The Federal Reserve’s primary price gauge rose at its highest level since 2023, reinforcing the central bank’s recent tough talk on inflation.
Excluding food and energy, the personal consumption expenditures price index showed a 3.4% annual rate after rising 0.3% for the month, both in line with Dow Jones consensus. The core reading was the highest since October 2023.
For the all-items reading, the PCE index showed inflation running at a seasonally adjusted 4.1% annual rate, the highest since April 2023, according to a Commerce Department report Thursday. On a monthly basis, PCE accelerated 0.4%. The annual level was in line with the Dow Jones consensus estimate while the monthly reading was 0.1 percentage point below.
While Fed officials look at both headline and core rates, they generally consider the latter a better measure of long-run trends, particularly in light of this year’s inflation surge that was driven largely by an acceleration in energy prices tied to the Iran war that have slowly been seeping into other parts of the economy.
Even with the elevated inflation levels, consumer spending for the month came in stronger than expected.
Personal consumption expenditures, a proxy for spending, rose 0.7% for the month, 0.1 percentage point above the forecast and ahead of the inflation rate.
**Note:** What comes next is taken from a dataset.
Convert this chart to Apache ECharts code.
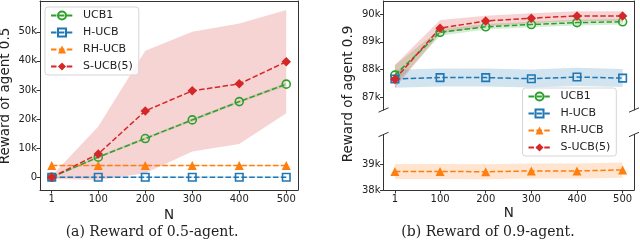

Personal income also rose 0.7%, well above the 0.4% forecast. The personal saving rate rose to 3%.
The report comes a little more than a week after the Fed and new Chairman Kevin Warsh delivered what markets widely viewed as a tough talk on rates and inflation.
Warsh in particular stressed the importance of price stability, with the Federal Open Market Committee adopting language in its post-meeting statement unequivocally stating that it would “deliver price stability” after missing its 2% inflation target for five years running. In addition, officials took off a previously indicated rate cut this year and indicated a likelihood of a hike.
However, the inflation picture has been complicated. Fed officials generally look through the kind of supply-driven spike that the energy surge has driven, but concerns are rising that price increases are becoming more widespread and also are being fed by tariffs.
Multiple Fed officials dissented at the April meeting because the statement had included “forward guidance” that titled toward further cuts coming, and that language was removed from last week’s statement.
Other data released Thursday shows the economy in a relatively strong position.
Gross domestic product, the broadest measure of growth, rose at a seasonally adjusted annualized pace of 2.1% in the first quarter, according to the last of three readings. That was up from the prior indication of 1.6% and better than the forecast for 1.7%. The Commerce Department said the change largely reflected a downward revision to imports, which subtract from GDP.
Also, initial jobless claims fell to 215,000 for the week ending June 20, down 12,000 from the prior reading and better than the estimate for 223,000.